• [DIRECTIONS FOR THIS TASK]: Nothing outside the range from the line with "Recreate this image as a Python" to the line with "from matplotlib.lines import Line2D" belongs in the copy, and no pictures do either; repeat that range exactly.

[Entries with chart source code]
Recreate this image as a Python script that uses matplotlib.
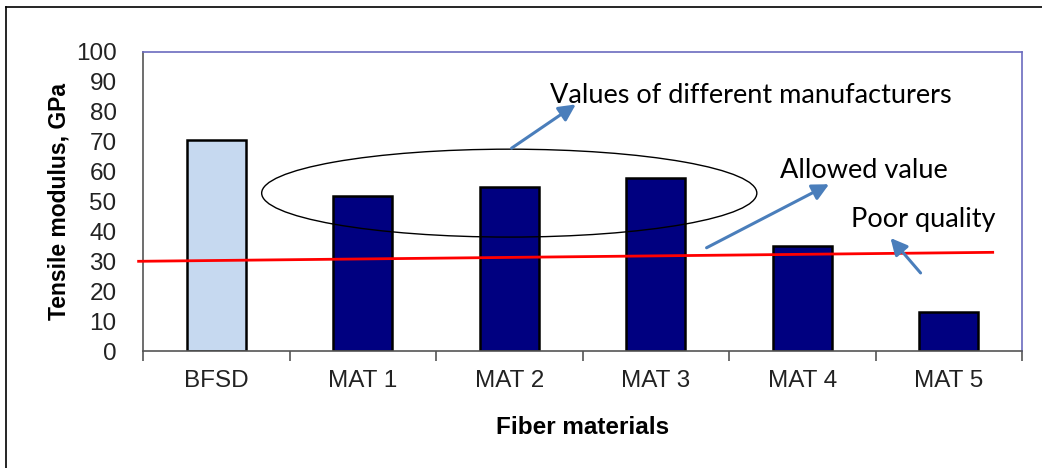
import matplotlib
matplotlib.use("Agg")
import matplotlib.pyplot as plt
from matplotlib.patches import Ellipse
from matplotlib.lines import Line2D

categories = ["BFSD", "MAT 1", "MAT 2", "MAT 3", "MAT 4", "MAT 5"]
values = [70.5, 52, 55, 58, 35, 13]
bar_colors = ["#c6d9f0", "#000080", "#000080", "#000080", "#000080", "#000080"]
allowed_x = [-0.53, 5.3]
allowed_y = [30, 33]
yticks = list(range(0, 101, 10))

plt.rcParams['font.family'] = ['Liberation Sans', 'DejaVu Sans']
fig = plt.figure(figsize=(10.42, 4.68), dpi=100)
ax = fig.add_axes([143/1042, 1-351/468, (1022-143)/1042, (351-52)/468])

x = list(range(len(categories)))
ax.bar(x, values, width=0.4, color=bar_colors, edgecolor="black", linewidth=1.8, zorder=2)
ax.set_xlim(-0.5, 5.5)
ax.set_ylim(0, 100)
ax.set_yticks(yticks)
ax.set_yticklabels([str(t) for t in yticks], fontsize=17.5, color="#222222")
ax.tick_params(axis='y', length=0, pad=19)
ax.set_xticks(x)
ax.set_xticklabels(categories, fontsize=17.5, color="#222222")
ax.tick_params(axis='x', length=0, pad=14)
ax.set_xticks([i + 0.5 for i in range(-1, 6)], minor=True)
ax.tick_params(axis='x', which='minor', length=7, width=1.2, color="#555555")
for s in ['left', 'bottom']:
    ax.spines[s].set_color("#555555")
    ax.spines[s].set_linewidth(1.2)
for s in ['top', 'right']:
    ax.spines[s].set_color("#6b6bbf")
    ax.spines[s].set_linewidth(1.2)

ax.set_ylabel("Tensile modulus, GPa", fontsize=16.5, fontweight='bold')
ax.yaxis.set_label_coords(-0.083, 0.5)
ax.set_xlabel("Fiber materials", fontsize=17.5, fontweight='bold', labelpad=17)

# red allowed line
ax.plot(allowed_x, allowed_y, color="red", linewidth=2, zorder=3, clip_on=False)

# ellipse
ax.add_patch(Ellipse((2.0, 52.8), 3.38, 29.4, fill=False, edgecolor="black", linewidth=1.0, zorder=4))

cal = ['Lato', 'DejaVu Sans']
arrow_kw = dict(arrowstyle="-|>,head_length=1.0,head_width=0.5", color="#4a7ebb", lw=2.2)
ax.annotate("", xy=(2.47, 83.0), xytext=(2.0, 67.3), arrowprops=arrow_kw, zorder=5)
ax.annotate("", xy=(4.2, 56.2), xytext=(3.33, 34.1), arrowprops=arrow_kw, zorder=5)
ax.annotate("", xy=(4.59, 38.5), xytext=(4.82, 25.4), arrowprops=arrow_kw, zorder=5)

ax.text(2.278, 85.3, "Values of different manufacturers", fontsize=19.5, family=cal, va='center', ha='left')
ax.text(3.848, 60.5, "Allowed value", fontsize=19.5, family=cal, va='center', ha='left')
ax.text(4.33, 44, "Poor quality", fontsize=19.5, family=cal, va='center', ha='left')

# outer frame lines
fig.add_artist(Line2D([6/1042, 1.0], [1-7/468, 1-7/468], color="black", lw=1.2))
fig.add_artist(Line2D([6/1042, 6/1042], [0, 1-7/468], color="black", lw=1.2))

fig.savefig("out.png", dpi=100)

==

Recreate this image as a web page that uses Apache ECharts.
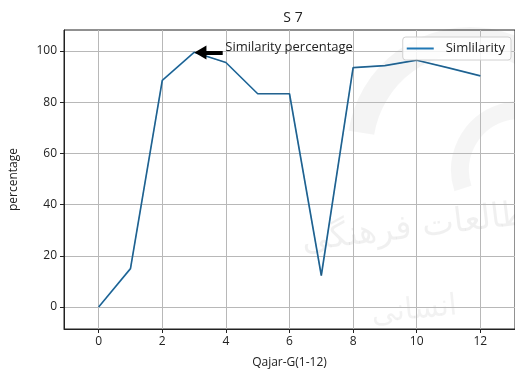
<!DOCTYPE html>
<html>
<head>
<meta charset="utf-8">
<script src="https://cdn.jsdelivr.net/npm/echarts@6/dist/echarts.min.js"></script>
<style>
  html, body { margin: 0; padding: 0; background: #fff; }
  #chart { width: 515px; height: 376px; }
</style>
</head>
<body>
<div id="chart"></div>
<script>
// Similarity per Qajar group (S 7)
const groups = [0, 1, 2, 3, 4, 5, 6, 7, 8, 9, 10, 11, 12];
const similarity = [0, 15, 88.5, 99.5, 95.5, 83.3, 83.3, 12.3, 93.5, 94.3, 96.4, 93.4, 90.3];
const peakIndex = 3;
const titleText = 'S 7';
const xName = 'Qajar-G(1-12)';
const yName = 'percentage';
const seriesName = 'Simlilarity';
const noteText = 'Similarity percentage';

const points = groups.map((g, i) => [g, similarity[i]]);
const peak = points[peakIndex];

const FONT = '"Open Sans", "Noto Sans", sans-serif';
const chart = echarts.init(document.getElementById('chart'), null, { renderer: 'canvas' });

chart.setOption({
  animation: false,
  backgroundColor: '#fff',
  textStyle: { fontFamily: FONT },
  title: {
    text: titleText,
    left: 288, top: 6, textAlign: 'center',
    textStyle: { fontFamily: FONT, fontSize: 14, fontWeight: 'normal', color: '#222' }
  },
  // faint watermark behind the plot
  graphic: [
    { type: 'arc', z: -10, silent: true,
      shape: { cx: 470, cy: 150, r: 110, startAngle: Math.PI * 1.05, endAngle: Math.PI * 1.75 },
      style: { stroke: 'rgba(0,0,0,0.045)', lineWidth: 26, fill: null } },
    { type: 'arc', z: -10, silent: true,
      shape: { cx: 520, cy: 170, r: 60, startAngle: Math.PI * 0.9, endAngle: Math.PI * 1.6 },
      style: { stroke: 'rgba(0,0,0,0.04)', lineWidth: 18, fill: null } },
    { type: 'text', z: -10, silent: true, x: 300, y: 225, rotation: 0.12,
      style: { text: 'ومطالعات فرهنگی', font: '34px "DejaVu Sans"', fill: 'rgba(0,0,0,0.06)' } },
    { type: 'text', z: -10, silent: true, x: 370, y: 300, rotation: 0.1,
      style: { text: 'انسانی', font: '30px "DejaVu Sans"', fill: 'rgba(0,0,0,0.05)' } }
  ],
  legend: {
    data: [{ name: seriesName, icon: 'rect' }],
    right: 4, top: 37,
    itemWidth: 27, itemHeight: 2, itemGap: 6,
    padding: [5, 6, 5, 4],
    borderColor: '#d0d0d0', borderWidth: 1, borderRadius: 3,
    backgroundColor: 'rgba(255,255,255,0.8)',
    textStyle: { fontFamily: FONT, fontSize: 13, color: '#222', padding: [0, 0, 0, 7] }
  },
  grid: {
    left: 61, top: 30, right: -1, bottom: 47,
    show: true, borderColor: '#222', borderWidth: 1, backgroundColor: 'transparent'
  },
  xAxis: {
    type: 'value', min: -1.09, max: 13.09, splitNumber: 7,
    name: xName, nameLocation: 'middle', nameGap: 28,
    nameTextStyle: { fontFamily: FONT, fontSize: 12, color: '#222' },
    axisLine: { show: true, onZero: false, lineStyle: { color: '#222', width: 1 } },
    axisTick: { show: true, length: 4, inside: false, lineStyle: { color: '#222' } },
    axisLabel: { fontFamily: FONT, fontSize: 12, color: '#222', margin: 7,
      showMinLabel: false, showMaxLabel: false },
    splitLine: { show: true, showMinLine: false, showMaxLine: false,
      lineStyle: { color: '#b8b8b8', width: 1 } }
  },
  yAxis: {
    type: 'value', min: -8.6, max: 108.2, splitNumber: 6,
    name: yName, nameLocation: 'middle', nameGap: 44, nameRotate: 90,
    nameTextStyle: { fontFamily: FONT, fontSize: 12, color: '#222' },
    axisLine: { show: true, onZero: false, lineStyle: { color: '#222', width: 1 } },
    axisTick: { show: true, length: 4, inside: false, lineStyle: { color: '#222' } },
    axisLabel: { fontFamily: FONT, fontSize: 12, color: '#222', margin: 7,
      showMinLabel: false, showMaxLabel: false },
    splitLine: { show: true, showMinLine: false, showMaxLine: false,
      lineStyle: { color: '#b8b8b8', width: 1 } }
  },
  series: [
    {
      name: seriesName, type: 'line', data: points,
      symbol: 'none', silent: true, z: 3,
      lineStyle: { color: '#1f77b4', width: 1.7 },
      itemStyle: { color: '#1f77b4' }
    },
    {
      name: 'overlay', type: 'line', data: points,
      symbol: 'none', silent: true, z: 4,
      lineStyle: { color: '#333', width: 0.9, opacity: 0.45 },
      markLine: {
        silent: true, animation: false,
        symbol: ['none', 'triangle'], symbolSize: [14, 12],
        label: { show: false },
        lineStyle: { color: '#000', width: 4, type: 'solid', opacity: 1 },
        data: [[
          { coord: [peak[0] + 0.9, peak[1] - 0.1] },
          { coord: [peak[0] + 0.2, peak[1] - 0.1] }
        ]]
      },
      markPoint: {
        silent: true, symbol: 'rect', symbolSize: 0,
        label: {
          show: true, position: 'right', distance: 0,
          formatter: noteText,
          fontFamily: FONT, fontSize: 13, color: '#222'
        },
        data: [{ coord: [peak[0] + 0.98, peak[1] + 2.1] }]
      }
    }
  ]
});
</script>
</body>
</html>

• [RESULT OF THE EXERCISE]:
Recreate this image as a Python script that uses matplotlib.
import matplotlib
matplotlib.use("Agg")
import matplotlib.pyplot as plt
from matplotlib.patches import Ellipse
from matplotlib.lines import Line2D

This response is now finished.